Binarization of Historical Watermarks
A Review of Thresholding Techniques Applied to Historical Watermark Images
More Info
expand_more
Abstract
A watermark image is a scan of a historical paper document that contains a watermark, which is a motif embedded in the paper that provides valuable information on the origins of a document. Developing tools to automatically identify watermarks can make this information more accessible to researchers. This paper focuses on one specific binarization technique, thresholding. Thresholding selects a threshold value, which is used to turn an image binary such that one color represents foreground and the other represents background. Ideally, binarization isolates the watermark’s shape by representing it as foreground, and removes unwanted information. This research compares the effectiveness of different thresholding techniques when applied to watermark images. Eight algorithms are selected from the literature, and a novel algorithm is proposed that seeks to improve on the other algorithms when applied to watermarks.

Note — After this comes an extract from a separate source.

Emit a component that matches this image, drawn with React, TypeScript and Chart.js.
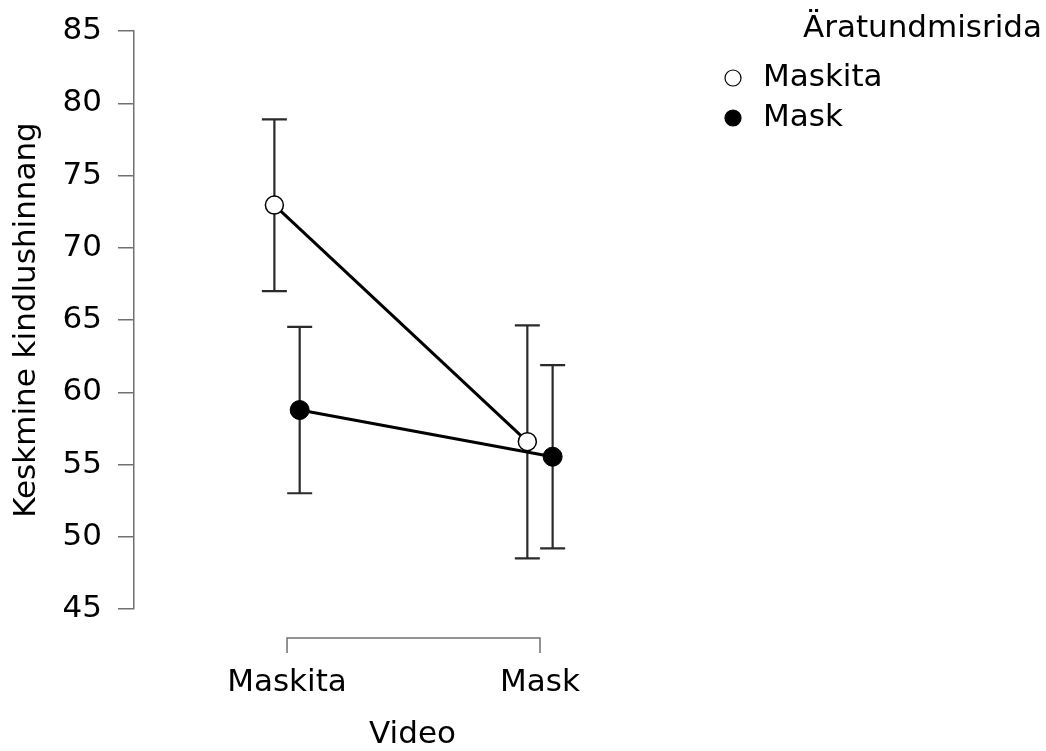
import React, { useEffect, useRef } from "react";
import { Chart, registerables } from "chart.js";

Chart.register(...registerables);

// ---- data ----
const categories = ["Maskita", "Mask"];
const seriesNames = ["Maskita", "Mask"];
const meanMaskita = [72.95, 56.58];
const lowerMaskita = [67.0, 48.51];
const upperMaskita = [78.89, 64.63];
const meanMask = [58.77, 55.54];
const lowerMask = [53.01, 49.2];
const upperMask = [64.53, 61.88];
const yTickValues = [45, 50, 55, 60, 65, 70, 75, 80, 85];
const xTitle = "Video";
const yTitle = "Keskmine kindlushinnang";
const legendTitle = "Äratundmisrida";

const FONT = "DejaVu Sans";
const FS = 31;
const AXIS_COLOR = "#707070";
const DODGE = 0.05;

const errorBarPlugin = {
  id: "errorBars",
  beforeDatasetsDraw(chart: any) {
    const { ctx, scales } = chart;
    const x = scales.x;
    const y = scales.y;
    ctx.save();
    ctx.strokeStyle = "#2a2a2a";
    ctx.lineWidth = 2.2;
    chart.data.datasets.forEach((ds: any) => {
      ds.data.forEach((pt: any, j: number) => {
        const px = x.getPixelForValue(pt.x);
        const top = y.getPixelForValue(ds.upper[j]);
        const bot = y.getPixelForValue(ds.lower[j]);
        const cap = 12.5;
        ctx.beginPath();
        ctx.moveTo(px, top);
        ctx.lineTo(px, bot);
        ctx.moveTo(px - cap, top);
        ctx.lineTo(px + cap, top);
        ctx.moveTo(px - cap, bot);
        ctx.lineTo(px + cap, bot);
        ctx.stroke();
      });
    });
    ctx.restore();
  },
};

const xBracketPlugin = {
  id: "xBracket",
  afterDraw(chart: any) {
    const { ctx, scales, chartArea } = chart;
    const x = scales.x;
    const y0 = chartArea.bottom + 29;
    const x0 = x.getPixelForValue(0);
    const x1 = x.getPixelForValue(categories.length - 1);
    ctx.save();
    ctx.strokeStyle = AXIS_COLOR;
    ctx.lineWidth = 1.5;
    ctx.beginPath();
    ctx.moveTo(x0, y0 + 15);
    ctx.lineTo(x0, y0);
    ctx.lineTo(x1, y0);
    ctx.lineTo(x1, y0 + 15);
    ctx.stroke();
    ctx.restore();
  },
};

const legendPlugin = {
  id: "customLegend",
  afterDraw(chart: any) {
    const { ctx } = chart;
    ctx.save();
    ctx.font = `${FS}px '${FONT}'`;
    ctx.fillStyle = "#000";
    ctx.textBaseline = "middle";
    ctx.textAlign = "right";
    ctx.fillText(legendTitle, 1042, 29);
    ctx.textAlign = "left";
    chart.data.datasets.forEach((ds: any, i: number) => {
      const cy = 78 + i * 40;
      ctx.beginPath();
      ctx.arc(733, cy, 8, 0, Math.PI * 2);
      ctx.fillStyle = ds.pointBackgroundColor;
      ctx.fill();
      ctx.strokeStyle = "#000";
      ctx.lineWidth = 1.2;
      ctx.stroke();
      ctx.fillStyle = "#000";
      ctx.fillText(ds.label, 763, cy);
    });
    ctx.restore();
  },
};

export default function App() {
  const ref = useRef<HTMLCanvasElement>(null);

  useEffect(() => {
    document.body.style.margin = "0";
    document.body.style.overflow = "hidden";
    const canvas = ref.current!;
    const mk = (means: number[], off: number) =>
      means.map((v, i) => ({ x: i + off, y: v }));

    const chart = new Chart(canvas, {
      type: "line",
      data: {
        datasets: [
          {
            label: seriesNames[0],
            data: mk(meanMaskita, -DODGE),
            upper: upperMaskita,
            lower: lowerMaskita,
            borderColor: "#000",
            borderWidth: 3,
            pointRadius: 9,
            pointBorderWidth: 1.5,
            pointBackgroundColor: "#ffffff",
            pointBorderColor: "#000",
            tension: 0,
          } as any,
          {
            label: seriesNames[1],
            data: mk(meanMask, DODGE),
            upper: upperMask,
            lower: lowerMask,
            borderColor: "#000",
            borderWidth: 3,
            pointRadius: 9.5,
            pointBorderWidth: 1,
            pointBackgroundColor: "#000000",
            pointBorderColor: "#000",
            tension: 0,
          } as any,
        ],
      },
      options: {
        animation: false,
        responsive: false,
        layout: { padding: { top: 31, right: 1046 - 691, bottom: 0, left: 0 } },
        plugins: { legend: { display: false }, tooltip: { enabled: false } },
        scales: {
          x: {
            type: "linear",
            min: -0.605,
            max: 1.597,
            afterBuildTicks: (s: any) => {
              s.ticks = categories.map((_, i) => ({ value: i }));
            },
            afterFit: (s: any) => {
              s.height = 751 - 609;
            },
            grid: { display: false, drawTicks: false },
            border: { display: false },
            ticks: {
              autoSkip: false,
              maxRotation: 0,
              padding: 55,
              color: "#000",
              font: { family: FONT, size: FS },
              callback: (v: any) => categories[v] ?? "",
            },
            title: {
              display: true,
              text: xTitle,
              color: "#000",
              font: { family: FONT, size: FS },
              padding: { top: 0, bottom: -3 },
            },
          },
          y: {
            type: "linear",
            min: 45,
            max: 85,
            afterBuildTicks: (s: any) => {
              s.ticks = yTickValues.map((v) => ({ value: v }));
            },
            afterFit: (s: any) => {
              s.width = 134;
            },
            grid: {
              display: true,
              drawOnChartArea: false,
              drawTicks: true,
              tickLength: 16,
              color: AXIS_COLOR,
              lineWidth: 1.5,
            },
            border: { display: true, color: AXIS_COLOR, width: 1.5 },
            ticks: {
              padding: 16,
              color: "#000",
              font: { family: FONT, size: FS, lineHeight: 0.5 },
            },
            title: {
              display: true,
              text: yTitle,
              color: "#000",
              font: { family: FONT, size: FS },
              padding: { top: 8, bottom: 0 },
            },
          },
        },
      },
      plugins: [errorBarPlugin, xBracketPlugin, legendPlugin],
    } as any);
    return () => chart.destroy();
  }, []);

  return (
    <div style={{ width: 1046, height: 751 }}>
      <canvas ref={ref} width={1046} height={751} style={{ display: "block" }} />
    </div>
  );
}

The nine total algorithms are evaluated quantitatively on synthetic data, and qualitatively through a survey where participants select which algorithm appears best and rate it. The results show that there is no clear algorithm which works best for all images, however a logical adaptive approach may work marginally better than other approaches. Additionally, the presented algorithms do not adequately remove non-watermark information from the images. Further research should be conducted to analyze different binarization techniques in this context.